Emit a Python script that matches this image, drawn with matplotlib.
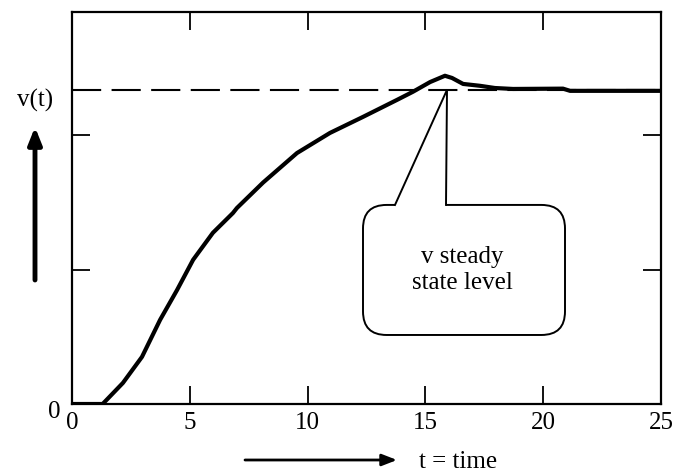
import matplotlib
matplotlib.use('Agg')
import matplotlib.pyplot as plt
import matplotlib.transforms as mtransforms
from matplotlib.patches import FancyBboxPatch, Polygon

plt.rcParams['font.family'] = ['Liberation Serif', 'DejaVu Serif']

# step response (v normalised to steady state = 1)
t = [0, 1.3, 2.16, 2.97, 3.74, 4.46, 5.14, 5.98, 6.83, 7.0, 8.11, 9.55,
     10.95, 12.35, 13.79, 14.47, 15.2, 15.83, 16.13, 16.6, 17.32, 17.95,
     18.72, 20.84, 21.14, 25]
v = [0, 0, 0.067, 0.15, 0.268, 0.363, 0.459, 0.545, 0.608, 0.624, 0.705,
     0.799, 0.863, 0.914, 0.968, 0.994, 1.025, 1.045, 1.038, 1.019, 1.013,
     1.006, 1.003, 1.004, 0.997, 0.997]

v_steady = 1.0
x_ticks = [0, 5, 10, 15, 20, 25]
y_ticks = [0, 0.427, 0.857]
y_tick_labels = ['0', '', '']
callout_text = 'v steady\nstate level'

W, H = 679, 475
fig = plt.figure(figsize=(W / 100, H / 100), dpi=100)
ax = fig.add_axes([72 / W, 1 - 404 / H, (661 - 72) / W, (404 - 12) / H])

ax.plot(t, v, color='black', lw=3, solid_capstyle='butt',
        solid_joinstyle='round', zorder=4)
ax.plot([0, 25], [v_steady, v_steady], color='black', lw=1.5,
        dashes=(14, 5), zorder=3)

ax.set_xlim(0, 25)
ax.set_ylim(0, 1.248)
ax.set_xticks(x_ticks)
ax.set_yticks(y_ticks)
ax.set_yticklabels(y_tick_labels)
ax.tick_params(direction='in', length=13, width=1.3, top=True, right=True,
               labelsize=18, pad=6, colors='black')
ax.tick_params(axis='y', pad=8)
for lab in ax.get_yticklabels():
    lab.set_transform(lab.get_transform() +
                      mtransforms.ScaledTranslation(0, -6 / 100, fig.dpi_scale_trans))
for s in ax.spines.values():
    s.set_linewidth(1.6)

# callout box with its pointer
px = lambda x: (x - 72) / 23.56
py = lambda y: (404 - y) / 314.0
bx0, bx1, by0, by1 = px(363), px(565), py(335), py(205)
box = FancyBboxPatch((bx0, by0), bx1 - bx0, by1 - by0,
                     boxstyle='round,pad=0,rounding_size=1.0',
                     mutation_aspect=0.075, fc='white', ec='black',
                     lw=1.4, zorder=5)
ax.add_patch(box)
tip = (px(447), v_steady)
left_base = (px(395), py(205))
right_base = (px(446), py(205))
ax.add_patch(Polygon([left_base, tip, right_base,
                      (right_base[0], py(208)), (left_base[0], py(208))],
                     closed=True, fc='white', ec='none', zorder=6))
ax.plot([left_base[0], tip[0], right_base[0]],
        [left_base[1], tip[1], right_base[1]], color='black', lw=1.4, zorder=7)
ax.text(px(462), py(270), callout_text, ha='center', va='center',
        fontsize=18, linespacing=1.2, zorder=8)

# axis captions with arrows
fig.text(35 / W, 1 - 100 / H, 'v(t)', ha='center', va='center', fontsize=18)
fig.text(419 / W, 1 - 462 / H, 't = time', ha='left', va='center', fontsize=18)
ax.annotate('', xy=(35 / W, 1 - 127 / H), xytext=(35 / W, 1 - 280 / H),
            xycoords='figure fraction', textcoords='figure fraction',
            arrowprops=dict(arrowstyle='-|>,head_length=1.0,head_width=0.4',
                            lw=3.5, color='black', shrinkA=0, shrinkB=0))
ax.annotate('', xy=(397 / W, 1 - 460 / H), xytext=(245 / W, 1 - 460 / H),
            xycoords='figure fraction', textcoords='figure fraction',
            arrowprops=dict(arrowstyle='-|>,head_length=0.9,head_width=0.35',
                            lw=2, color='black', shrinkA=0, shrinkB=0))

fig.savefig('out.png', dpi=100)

***

SHORT TASK → In this exercise, set down all of the data exactly, without the pictures.

TASK OUTPUT →
Emit a Python script that matches this image, drawn with matplotlib.
import matplotlib
matplotlib.use('Agg')
import matplotlib.pyplot as plt
import matplotlib.transforms as mtransforms
from matplotlib.patches import FancyBboxPatch, Polygon

plt.rcParams['font.family'] = ['Liberation Serif', 'DejaVu Serif']

# step response (v normalised to steady state = 1)
t = [0, 1.3, 2.16, 2.97, 3.74, 4.46, 5.14, 5.98, 6.83, 7.0, 8.11, 9.55,
     10.95, 12.35, 13.79, 14.47, 15.2, 15.83, 16.13, 16.6, 17.32, 17.95,
     18.72, 20.84, 21.14, 25]
v = [0, 0, 0.067, 0.15, 0.268, 0.363, 0.459, 0.545, 0.608, 0.624, 0.705,
     0.799, 0.863, 0.914, 0.968, 0.994, 1.025, 1.045, 1.038, 1.019, 1.013,
     1.006, 1.003, 1.004, 0.997, 0.997]

v_steady = 1.0
x_ticks = [0, 5, 10, 15, 20, 25]
y_ticks = [0, 0.427, 0.857]
y_tick_labels = ['0', '', '']
callout_text = 'v steady\nstate level'

W, H = 679, 475
fig = plt.figure(figsize=(W / 100, H / 100), dpi=100)
ax = fig.add_axes([72 / W, 1 - 404 / H, (661 - 72) / W, (404 - 12) / H])

ax.plot(t, v, color='black', lw=3, solid_capstyle='butt',
        solid_joinstyle='round', zorder=4)
ax.plot([0, 25], [v_steady, v_steady], color='black', lw=1.5,
        dashes=(14, 5), zorder=3)

ax.set_xlim(0, 25)
ax.set_ylim(0, 1.248)
ax.set_xticks(x_ticks)
ax.set_yticks(y_ticks)
ax.set_yticklabels(y_tick_labels)
ax.tick_params(direction='in', length=13, width=1.3, top=True, right=True,
               labelsize=18, pad=6, colors='black')
ax.tick_params(axis='y', pad=8)
for lab in ax.get_yticklabels():
    lab.set_transform(lab.get_transform() +
                      mtransforms.ScaledTranslation(0, -6 / 100, fig.dpi_scale_trans))
for s in ax.spines.values():
    s.set_linewidth(1.6)

# callout box with its pointer
px = lambda x: (x - 72) / 23.56
py = lambda y: (404 - y) / 314.0
bx0, bx1, by0, by1 = px(363), px(565), py(335), py(205)
box = FancyBboxPatch((bx0, by0), bx1 - bx0, by1 - by0,
                     boxstyle='round,pad=0,rounding_size=1.0',
                     mutation_aspect=0.075, fc='white', ec='black',
                     lw=1.4, zorder=5)
ax.add_patch(box)
tip = (px(447), v_steady)
left_base = (px(395), py(205))
right_base = (px(446), py(205))
ax.add_patch(Polygon([left_base, tip, right_base,
                      (right_base[0], py(208)), (left_base[0], py(208))],
                     closed=True, fc='white', ec='none', zorder=6))
ax.plot([left_base[0], tip[0], right_base[0]],
        [left_base[1], tip[1], right_base[1]], color='black', lw=1.4, zorder=7)
ax.text(px(462), py(270), callout_text, ha='center', va='center',
        fontsize=18, linespacing=1.2, zorder=8)

# axis captions with arrows
fig.text(35 / W, 1 - 100 / H, 'v(t)', ha='center', va='center', fontsize=18)
fig.text(419 / W, 1 - 462 / H, 't = time', ha='left', va='center', fontsize=18)
ax.annotate('', xy=(35 / W, 1 - 127 / H), xytext=(35 / W, 1 - 280 / H),
            xycoords='figure fraction', textcoords='figure fraction',
            arrowprops=dict(arrowstyle='-|>,head_length=1.0,head_width=0.4',
                            lw=3.5, color='black', shrinkA=0, shrinkB=0))
ax.annotate('', xy=(397 / W, 1 - 460 / H), xytext=(245 / W, 1 - 460 / H),
            xycoords='figure fraction', textcoords='figure fraction',
            arrowprops=dict(arrowstyle='-|>,head_length=0.9,head_width=0.35',
                            lw=2, color='black', shrinkA=0, shrinkB=0))

fig.savefig('out.png', dpi=100)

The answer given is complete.